RECORDS PROVIDED =
####

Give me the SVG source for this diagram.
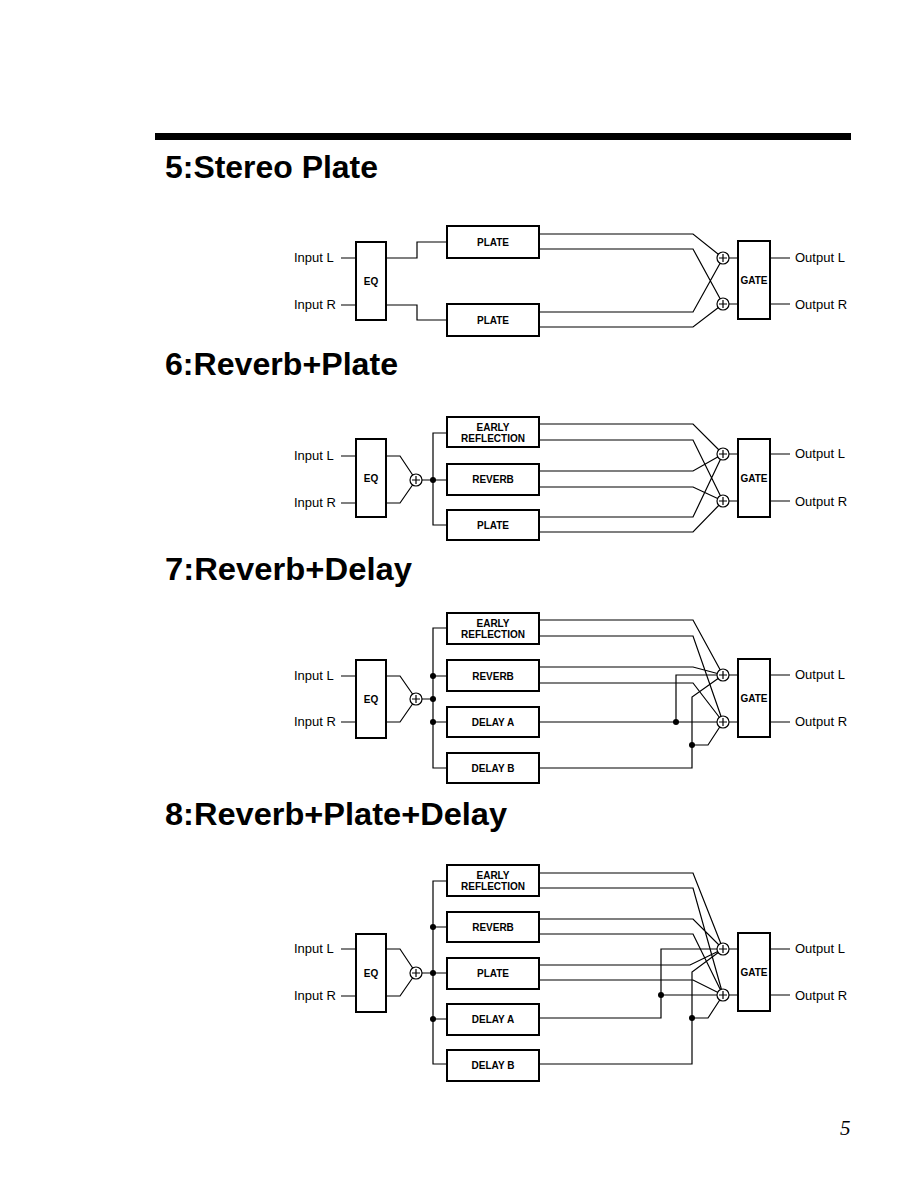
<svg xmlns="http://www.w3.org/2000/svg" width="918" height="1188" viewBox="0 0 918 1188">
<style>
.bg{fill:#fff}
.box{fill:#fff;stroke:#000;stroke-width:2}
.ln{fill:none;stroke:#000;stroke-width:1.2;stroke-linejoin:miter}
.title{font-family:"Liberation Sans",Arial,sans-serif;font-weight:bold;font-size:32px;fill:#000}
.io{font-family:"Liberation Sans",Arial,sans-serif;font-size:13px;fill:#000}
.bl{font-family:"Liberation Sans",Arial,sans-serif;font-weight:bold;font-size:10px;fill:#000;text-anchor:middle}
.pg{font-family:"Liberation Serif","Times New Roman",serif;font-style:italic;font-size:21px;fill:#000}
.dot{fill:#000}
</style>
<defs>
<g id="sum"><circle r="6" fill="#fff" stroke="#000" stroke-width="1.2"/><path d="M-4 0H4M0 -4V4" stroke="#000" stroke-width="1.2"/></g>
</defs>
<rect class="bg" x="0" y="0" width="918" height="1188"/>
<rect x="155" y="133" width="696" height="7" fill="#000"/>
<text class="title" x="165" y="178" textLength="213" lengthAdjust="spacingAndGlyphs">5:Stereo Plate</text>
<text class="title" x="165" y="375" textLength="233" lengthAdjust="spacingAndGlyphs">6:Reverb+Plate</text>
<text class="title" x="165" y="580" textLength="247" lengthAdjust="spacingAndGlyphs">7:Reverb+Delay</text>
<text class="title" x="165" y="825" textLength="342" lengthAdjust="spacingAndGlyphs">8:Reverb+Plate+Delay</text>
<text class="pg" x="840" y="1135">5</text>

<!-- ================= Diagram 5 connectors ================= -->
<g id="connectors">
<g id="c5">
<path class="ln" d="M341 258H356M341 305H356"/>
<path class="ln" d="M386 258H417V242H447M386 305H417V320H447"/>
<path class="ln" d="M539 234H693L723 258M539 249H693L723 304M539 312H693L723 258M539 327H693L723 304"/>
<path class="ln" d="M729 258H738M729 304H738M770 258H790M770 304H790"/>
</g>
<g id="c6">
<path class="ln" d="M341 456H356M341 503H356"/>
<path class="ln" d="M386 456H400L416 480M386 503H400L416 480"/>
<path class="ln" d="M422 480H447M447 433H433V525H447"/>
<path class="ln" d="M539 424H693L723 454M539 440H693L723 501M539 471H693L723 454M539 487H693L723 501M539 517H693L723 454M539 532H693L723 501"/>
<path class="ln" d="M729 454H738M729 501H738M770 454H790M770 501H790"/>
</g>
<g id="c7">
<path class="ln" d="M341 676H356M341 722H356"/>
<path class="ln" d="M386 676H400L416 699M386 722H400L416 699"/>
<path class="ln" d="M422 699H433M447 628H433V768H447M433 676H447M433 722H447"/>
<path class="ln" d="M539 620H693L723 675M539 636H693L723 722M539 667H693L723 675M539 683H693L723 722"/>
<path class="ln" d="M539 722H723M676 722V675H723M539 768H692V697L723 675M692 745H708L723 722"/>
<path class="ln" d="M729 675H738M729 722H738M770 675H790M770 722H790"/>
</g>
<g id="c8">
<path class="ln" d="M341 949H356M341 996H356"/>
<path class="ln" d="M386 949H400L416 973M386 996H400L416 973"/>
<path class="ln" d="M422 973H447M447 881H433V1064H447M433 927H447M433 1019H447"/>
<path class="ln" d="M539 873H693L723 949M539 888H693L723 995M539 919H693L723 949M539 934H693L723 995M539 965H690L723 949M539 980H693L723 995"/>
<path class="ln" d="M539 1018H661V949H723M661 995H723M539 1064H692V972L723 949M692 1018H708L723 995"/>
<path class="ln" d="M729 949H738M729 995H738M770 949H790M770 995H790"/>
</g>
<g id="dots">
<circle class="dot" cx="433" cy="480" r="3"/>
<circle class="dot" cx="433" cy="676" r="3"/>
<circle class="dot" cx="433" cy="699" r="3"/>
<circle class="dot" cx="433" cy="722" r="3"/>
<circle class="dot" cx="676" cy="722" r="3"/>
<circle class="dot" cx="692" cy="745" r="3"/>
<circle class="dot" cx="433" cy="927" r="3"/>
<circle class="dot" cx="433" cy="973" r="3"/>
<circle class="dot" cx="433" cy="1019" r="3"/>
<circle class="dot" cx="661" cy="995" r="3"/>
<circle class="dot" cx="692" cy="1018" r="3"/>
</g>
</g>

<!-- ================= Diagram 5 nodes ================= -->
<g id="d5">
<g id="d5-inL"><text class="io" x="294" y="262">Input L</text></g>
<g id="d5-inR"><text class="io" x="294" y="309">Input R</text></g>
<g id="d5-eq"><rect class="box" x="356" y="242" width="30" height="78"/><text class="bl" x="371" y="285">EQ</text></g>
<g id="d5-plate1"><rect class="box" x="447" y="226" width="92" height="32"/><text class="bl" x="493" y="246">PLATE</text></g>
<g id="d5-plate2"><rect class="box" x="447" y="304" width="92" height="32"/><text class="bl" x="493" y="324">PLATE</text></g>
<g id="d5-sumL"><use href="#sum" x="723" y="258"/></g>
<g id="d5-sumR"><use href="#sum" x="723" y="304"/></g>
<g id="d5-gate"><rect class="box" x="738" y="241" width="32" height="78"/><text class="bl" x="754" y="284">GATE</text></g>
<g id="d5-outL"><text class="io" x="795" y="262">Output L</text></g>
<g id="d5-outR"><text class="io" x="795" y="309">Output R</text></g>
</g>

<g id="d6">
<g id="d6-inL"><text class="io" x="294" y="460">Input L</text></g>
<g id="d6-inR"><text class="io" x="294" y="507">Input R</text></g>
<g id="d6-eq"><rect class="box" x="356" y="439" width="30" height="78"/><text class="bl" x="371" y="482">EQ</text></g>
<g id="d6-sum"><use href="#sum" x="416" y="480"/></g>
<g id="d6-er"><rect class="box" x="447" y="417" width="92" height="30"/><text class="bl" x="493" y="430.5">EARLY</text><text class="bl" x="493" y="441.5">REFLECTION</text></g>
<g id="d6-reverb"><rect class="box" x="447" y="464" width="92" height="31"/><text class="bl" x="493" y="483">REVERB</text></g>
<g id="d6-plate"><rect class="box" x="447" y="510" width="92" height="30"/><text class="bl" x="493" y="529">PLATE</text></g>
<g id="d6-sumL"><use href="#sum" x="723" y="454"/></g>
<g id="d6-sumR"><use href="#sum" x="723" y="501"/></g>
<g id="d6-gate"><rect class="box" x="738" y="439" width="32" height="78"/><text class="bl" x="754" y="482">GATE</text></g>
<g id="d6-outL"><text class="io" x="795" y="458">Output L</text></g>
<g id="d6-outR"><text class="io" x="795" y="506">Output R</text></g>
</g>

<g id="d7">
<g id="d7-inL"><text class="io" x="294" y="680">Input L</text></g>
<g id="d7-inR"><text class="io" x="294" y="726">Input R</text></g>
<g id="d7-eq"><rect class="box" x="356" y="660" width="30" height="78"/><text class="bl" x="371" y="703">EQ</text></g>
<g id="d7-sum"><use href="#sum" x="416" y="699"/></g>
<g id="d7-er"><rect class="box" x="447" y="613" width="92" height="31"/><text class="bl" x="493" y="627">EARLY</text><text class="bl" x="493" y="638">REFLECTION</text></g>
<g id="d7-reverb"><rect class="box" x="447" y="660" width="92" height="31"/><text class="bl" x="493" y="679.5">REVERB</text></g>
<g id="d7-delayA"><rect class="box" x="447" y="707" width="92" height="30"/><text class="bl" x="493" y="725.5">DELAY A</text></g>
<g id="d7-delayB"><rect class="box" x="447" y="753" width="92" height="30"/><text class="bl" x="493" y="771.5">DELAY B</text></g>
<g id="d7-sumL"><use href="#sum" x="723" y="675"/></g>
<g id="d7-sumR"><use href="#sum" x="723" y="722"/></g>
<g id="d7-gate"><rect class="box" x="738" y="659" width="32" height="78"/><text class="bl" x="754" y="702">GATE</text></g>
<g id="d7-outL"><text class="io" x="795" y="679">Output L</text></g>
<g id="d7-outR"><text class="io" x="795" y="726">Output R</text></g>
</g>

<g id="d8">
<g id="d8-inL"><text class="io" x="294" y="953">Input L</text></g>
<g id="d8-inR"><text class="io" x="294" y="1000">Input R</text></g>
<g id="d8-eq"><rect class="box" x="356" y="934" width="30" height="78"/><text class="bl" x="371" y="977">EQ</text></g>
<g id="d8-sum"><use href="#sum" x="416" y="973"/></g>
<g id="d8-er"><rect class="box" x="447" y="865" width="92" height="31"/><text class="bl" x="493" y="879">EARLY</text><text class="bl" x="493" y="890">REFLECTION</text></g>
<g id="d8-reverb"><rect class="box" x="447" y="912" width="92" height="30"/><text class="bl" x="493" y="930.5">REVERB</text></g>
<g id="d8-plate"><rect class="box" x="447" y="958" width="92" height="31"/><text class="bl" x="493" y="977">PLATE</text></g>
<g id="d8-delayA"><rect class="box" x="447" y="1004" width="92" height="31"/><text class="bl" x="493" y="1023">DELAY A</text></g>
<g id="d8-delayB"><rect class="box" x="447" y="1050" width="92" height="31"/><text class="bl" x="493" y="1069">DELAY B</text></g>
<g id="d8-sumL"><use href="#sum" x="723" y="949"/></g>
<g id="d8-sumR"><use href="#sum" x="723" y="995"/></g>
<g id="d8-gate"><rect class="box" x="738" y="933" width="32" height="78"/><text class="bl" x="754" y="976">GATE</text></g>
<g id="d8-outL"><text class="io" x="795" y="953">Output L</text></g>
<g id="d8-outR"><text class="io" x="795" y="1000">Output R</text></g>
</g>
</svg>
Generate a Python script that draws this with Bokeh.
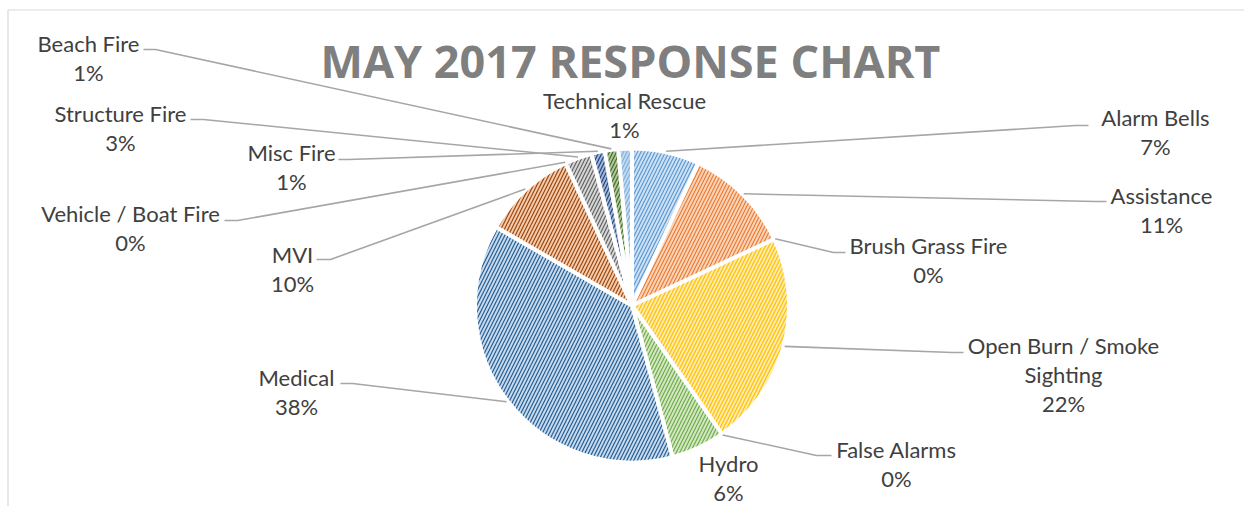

####

EXERCISE REQUIREMENTS = Return each line among the entries that holds the word "this".

SOLUTION TO THE PROBLEM =
Give me the SVG source for this diagram.
Generate a Python script that draws this with Bokeh.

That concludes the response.